Faible argumentation. La lecture actuelle de Robespierre est une tentative de réviser l’Histoire et la Révolution française.
En effet, il y a une situation révolutionnaire et donc un contexte. Regarder à partir d’aujourd’hui les faits et les acteurs d’il y a plus de 200 ans, c’est soit du tourisme surtout pas scientifique, soit une authentique analyse des forces puissantes qui entrent en contradiction et en opposition à cette époque.
L’Ancien Régime est une société de classes. Et ce sont ces classes qui se heurtent mortellement. Il n’y a pas un plus criminel que d’autres et qu’il faut stigmatiser au tribunal d’une certaine Morale.
Daniel Dessert démontre magistralement le contenu de classe de la société d’Ancien Régime. Partant de l’analyse des archives de notaires, il dresse un bilan complet des différents groupes sociaux.
Le roi, pourtant décrit comme un monarque absolu, n’a pas les moyens financiers de son trône. Il dépend totalement des différents impôts. Ces impôts sont, schématiquement, de 3 sources : les impôts directs, les impôts indirects sur les fermes et les impôts extraordinaires.
Parmi les gens qui manient les deniers du roi se trouvent les financiers. Ceux-ci ont pour charge de trouver les sommes qui constitueront les différents impôts. Or ces financiers n’ont pas du tout les sommes exigées. Ils ne sont que des "fonctionnaires" libéraux qui financent les caisses du roi le temps d’un contrat, dûment inventorié par acte notarié. Pour trouver ces sommes, ces financiers s’adressent aux véritables détenteurs des fortunes du royaume. Comme les actes notariés dissimulent l’identité des vrais bâilleurs de fonds, Dessert doit se livrer à une véritable enquête "policière". Il s’avère que les bâilleurs sont les nobles, détenteurs de fortunes colossales, pour beaucoup d’entre eux. Non seulement ils détiennent les richesses mais encore et surtout s’enrichissent dans et par le système fiscal. Dessert prend l’exemple de Mazarin, complètement ruiné après la Fronde, mais laissant la succession la plus riche de tout l’Ancien Régime.
Les différents intervenants se servent au passage. Si bien que si le roi perçoit les montants qu’il a exigés, les intervenants ont prélevé en plus pour leur propre compte, augmentant d’autant le montant des impôts. Rappelons que les nobles ne sont pas soumis à l’impôt. Relevons que le jeu financier auquel ils se livrent dans l’exercice fiscal leur est leur première source de revenus. N’oublions pas qu’ils sollicitent et obtiennent du roi des pensions. Bref, ils sont bel et bien les affameurs du peuple.

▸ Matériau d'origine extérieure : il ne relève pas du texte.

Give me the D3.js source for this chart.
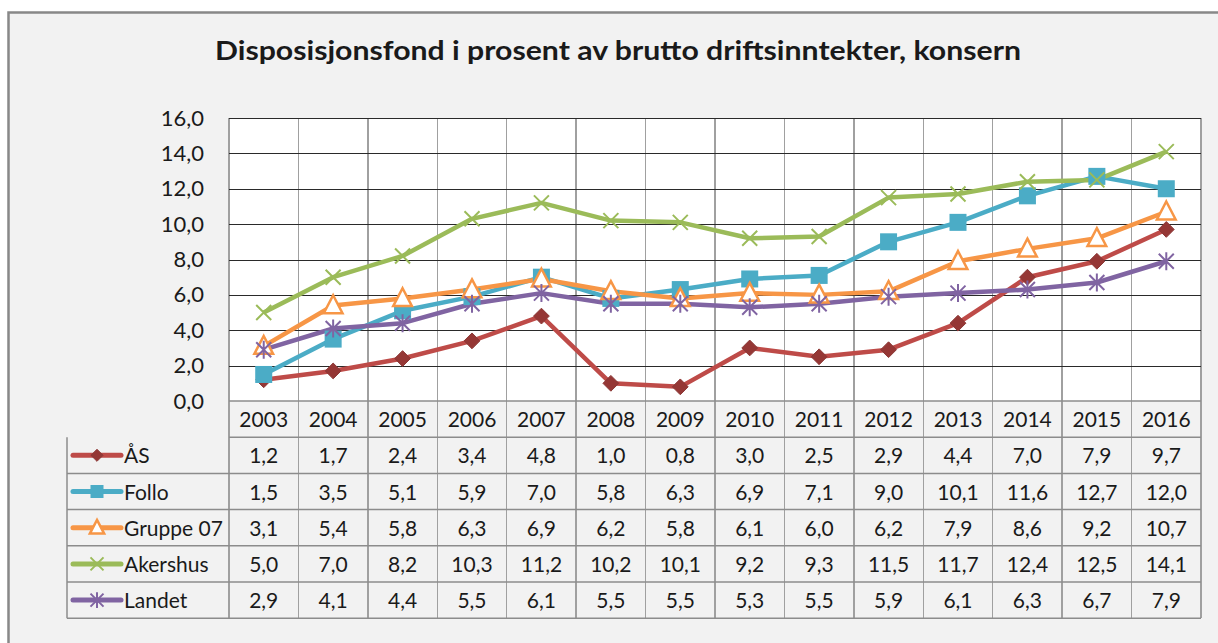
<!DOCTYPE html>
<html>
<head>
<meta charset="utf-8">
<script src="https://cdn.jsdelivr.net/npm/d3@7"></script>
<style>
  html, body { margin: 0; padding: 0; background: #fff; }
  svg { display: block; }
  text { font-family: Lato, "Open Sans", sans-serif; fill: #1a1a1a; }
</style>
</head>
<body>
<div id="chart"></div>
<script>
// data
var years = ["2003","2004","2005","2006","2007","2008","2009","2010","2011","2012","2013","2014","2015","2016"];
var seriesNames = ["ÅS", "Follo", "Gruppe 07", "Akershus", "Landet"];
var valsAS       = [1.2, 1.7, 2.4, 3.4, 4.8, 1.0, 0.8, 3.0, 2.5, 2.9, 4.4, 7.0, 7.9, 9.7];
var valsFollo    = [1.5, 3.5, 5.1, 5.9, 7.0, 5.8, 6.3, 6.9, 7.1, 9.0, 10.1, 11.6, 12.7, 12.0];
var valsGruppe07 = [3.1, 5.4, 5.8, 6.3, 6.9, 6.2, 5.8, 6.1, 6.0, 6.2, 7.9, 8.6, 9.2, 10.7];
var valsAkershus = [5.0, 7.0, 8.2, 10.3, 11.2, 10.2, 10.1, 9.2, 9.3, 11.5, 11.7, 12.4, 12.5, 14.1];
var valsLandet   = [2.9, 4.1, 4.4, 5.5, 6.1, 5.5, 5.5, 5.3, 5.5, 5.9, 6.1, 6.3, 6.7, 7.9];
var yTicks = [0, 2, 4, 6, 8, 10, 12, 14, 16];

var series = [
  {name: seriesNames[0], values: valsAS,       color: "#be4b48", mark: "diamond"},
  {name: seriesNames[1], values: valsFollo,    color: "#4bacc6", mark: "square"},
  {name: seriesNames[2], values: valsGruppe07, color: "#f79646", mark: "triangle"},
  {name: seriesNames[3], values: valsAkershus, color: "#9bbb59", mark: "x"},
  {name: seriesNames[4], values: valsLandet,   color: "#8064a2", mark: "star"}
];

var W = 1218, H = 643;
var plotL = 229, plotR = 1201, plotT = 118, plotB = 401;
var rowH = 36.2, tableL = 67;
var fs = 21;

var fmt = function(v) { return d3.format(".1f")(v).replace(".", ","); };

var svg = d3.select("#chart").append("svg")
  .attr("width", W).attr("height", H);

// frame
svg.append("rect")
  .attr("x", 8.5).attr("y", 12.5)
  .attr("width", W).attr("height", H)
  .attr("fill", "#f2f2f2")
  .attr("stroke", "#888").attr("stroke-width", 2.5);

svg.append("text")
  .attr("x", 618).attr("y", 60)
  .attr("text-anchor", "middle")
  .attr("font-size", 27).attr("font-weight", "bold")
  .attr("textLength", 806).attr("lengthAdjust", "spacingAndGlyphs")
  .attr("fill", "#000")
  .text("Disposisjonsfond i prosent av brutto driftsinntekter, konsern");

var x = d3.scaleBand().domain(years).range([plotL, plotR]);
var y = d3.scaleLinear().domain([0, 16]).range([plotB, plotT]);

svg.append("rect")
  .attr("x", plotL).attr("y", plotT)
  .attr("width", plotR - plotL).attr("height", plotB - plotT)
  .attr("fill", "#fff");

// vertical grid lines run through the table
var tableB = plotB + rowH * (seriesNames.length + 1);
svg.append("g").selectAll("line")
  .data(years.concat(["end"]))
  .enter().append("line")
  .attr("x1", function(d, i) { return plotL + i * x.bandwidth(); })
  .attr("x2", function(d, i) { return plotL + i * x.bandwidth(); })
  .attr("y1", plotT).attr("y2", tableB)
  .attr("stroke", "#a0a0a0").attr("stroke-width", 1.5)
  .attr("shape-rendering", "crispEdges");

// horizontal grid
svg.append("g").selectAll("line")
  .data(yTicks.filter(function(d) { return d > 0; }))
  .enter().append("line")
  .attr("x1", plotL).attr("x2", plotR)
  .attr("y1", function(d) { return Math.round(y(d)) + 0.5; })
  .attr("y2", function(d) { return Math.round(y(d)) + 0.5; })
  .attr("stroke", "#2a2a2a").attr("stroke-width", 1.2);

// y axis labels
var yAxis = d3.axisLeft(y).tickValues(yTicks).tickFormat(fmt).tickSize(0).tickPadding(25);
var gy = svg.append("g").attr("transform", "translate(" + plotL + ",0)").call(yAxis);
gy.select(".domain").remove();
gy.selectAll("text").attr("font-size", 22).attr("font-family", "Lato, sans-serif").attr("fill", "#1a1a1a");

// table horizontal lines
var rows = d3.range(seriesNames.length + 2);
svg.append("g").selectAll("line")
  .data(rows)
  .enter().append("line")
  .attr("x1", function(d) { return d < 2 ? plotL : tableL; })
  .attr("x2", plotR)
  .attr("y1", function(d) { return plotB + d * rowH; })
  .attr("y2", function(d) { return plotB + d * rowH; })
  .attr("stroke", "#8c8c8c").attr("stroke-width", 1.5);
svg.append("line")
  .attr("x1", tableL).attr("x2", tableL)
  .attr("y1", plotB + rowH).attr("y2", tableB)
  .attr("stroke", "#8c8c8c").attr("stroke-width", 1.5);

// year header
svg.append("g").selectAll("text")
  .data(years)
  .enter().append("text")
  .attr("x", function(d) { return x(d) + x.bandwidth() / 2; })
  .attr("y", plotB + rowH / 2 + 8)
  .attr("text-anchor", "middle")
  .attr("font-size", fs)
  .text(function(d) { return d; });

// marker shapes
function drawMarker(g, type, color, s) {
  if (type === "diamond") {
    g.append("path").attr("d", d3.symbol(d3.symbolDiamond2, s * s * 0.55)())
      .attr("fill", "#953735").attr("stroke", "#8c3836").attr("stroke-width", 1);
  } else if (type === "square") {
    g.append("rect").attr("x", -s / 2).attr("y", -s / 2).attr("width", s).attr("height", s)
      .attr("fill", color);
  } else if (type === "triangle") {
    g.append("path").attr("d", "M0," + (-s * 0.6) + "L" + (s * 0.55) + "," + (s * 0.45) + "L" + (-s * 0.55) + "," + (s * 0.45) + "Z")
      .attr("fill", "#fff").attr("stroke", color).attr("stroke-width", 2.5);
  } else if (type === "x") {
    var h = s / 2;
    g.append("path").attr("d", "M" + (-h) + "," + (-h) + "L" + h + "," + h + "M" + (-h) + "," + h + "L" + h + "," + (-h))
      .attr("stroke", color).attr("stroke-width", 2);
  } else if (type === "star") {
    var r = s / 2;
    g.append("path").attr("d", "M" + (-r) + "," + (-r) + "L" + r + "," + r + "M" + (-r) + "," + r + "L" + r + "," + (-r) + "M0," + (-r * 1.2) + "L0," + (r * 1.2))
      .attr("stroke", color).attr("stroke-width", 2);
  }
}
var markSize = {diamond: 17, square: 17, triangle: 17, x: 15, star: 15};

var line = d3.line()
  .x(function(d, i) { return x(years[i]) + x.bandwidth() / 2; })
  .y(function(d) { return y(d); });

series.forEach(function(s) {
  svg.append("path")
    .datum(s.values)
    .attr("d", line)
    .attr("fill", "none")
    .attr("stroke", s.color)
    .attr("stroke-width", 4.5)
    .attr("stroke-linejoin", "round");
});
series.forEach(function(s) {
  s.values.forEach(function(v, i) {
    var g = svg.append("g")
      .attr("transform", "translate(" + (x(years[i]) + x.bandwidth() / 2) + "," + y(v) + ")");
    drawMarker(g, s.mark, s.color, markSize[s.mark]);
  });
});

// table body
series.forEach(function(s, si) {
  var cy = plotB + rowH * (si + 1) + rowH / 2;
  svg.append("line")
    .attr("x1", 73).attr("x2", 121).attr("y1", cy).attr("y2", cy)
    .attr("stroke", s.color).attr("stroke-width", 5).attr("stroke-linecap", "round");
  var g = svg.append("g").attr("transform", "translate(97," + cy + ")");
  drawMarker(g, s.mark, s.color, 13);
  svg.append("text")
    .attr("x", 124).attr("y", cy + 8)
    .attr("font-size", fs)
    .text(s.name);
  svg.append("g").selectAll("text")
    .data(s.values)
    .enter().append("text")
    .attr("x", function(d, i) { return x(years[i]) + x.bandwidth() / 2; })
    .attr("y", cy + 8)
    .attr("text-anchor", "middle")
    .attr("font-size", fs)
    .text(fmt);
});
</script>
</body>
</html>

Dans la mesure où ils ne travaillent pas, sous peine de déroger, dans la mesure où ils sont détenteurs des fortunes qu’ils thésaurisent, ils apparaissent au moment de la Révolution pour ce qu’ils sont : des parasites qui ralentissent considérablement l’activité économique et bloquent par leur inactivité le progrès scientifique et technique.
Ils constituent une force d’inertie arcboutée sur ses privilèges. Et c’est à éliminer cette force d’inertie qu’il convient de procéder fermement. La situation révolutionnaire est bien plus complexe et enchevêtrée. Elle implique le rôle de la grande bourgeoisie parvenue à la robe et à la noblesse d’épée par des alliances. Les intérêts sont confus et contradictoires. Cette bourgeoisie d’affaires entend bien s’emparer du pouvoir pour éliminer politiquement le Tiers-Etat pauvre et laborieux.
Le système d’explications et d’analyse de la Révolution française constitue aujourd’hui un enjeu scientifique mais aussi politique. Balzac est cet auteur qui décrit minutieusement les origines de la bourgeoisie française et, particulièrement, de la banque. Et il revient systématiquement sur l’origine des fortunes, leur constitution, leur développement et toutes les compromissions qu’elles ont nécessitées, y compris dans les moindres trahisons et retournements opportunistes de veste.
Robespierre n’est pas un fou sanguinaire mais un politique lucide qui projetait dans l’avenir les risques d’une révolution confisquée et qui a vu cette alliance noblesse/bourgeoisie dominer l’économie en écrasant le prolétariat, rendant pires les conditions de vie et de travail des gens du peuple.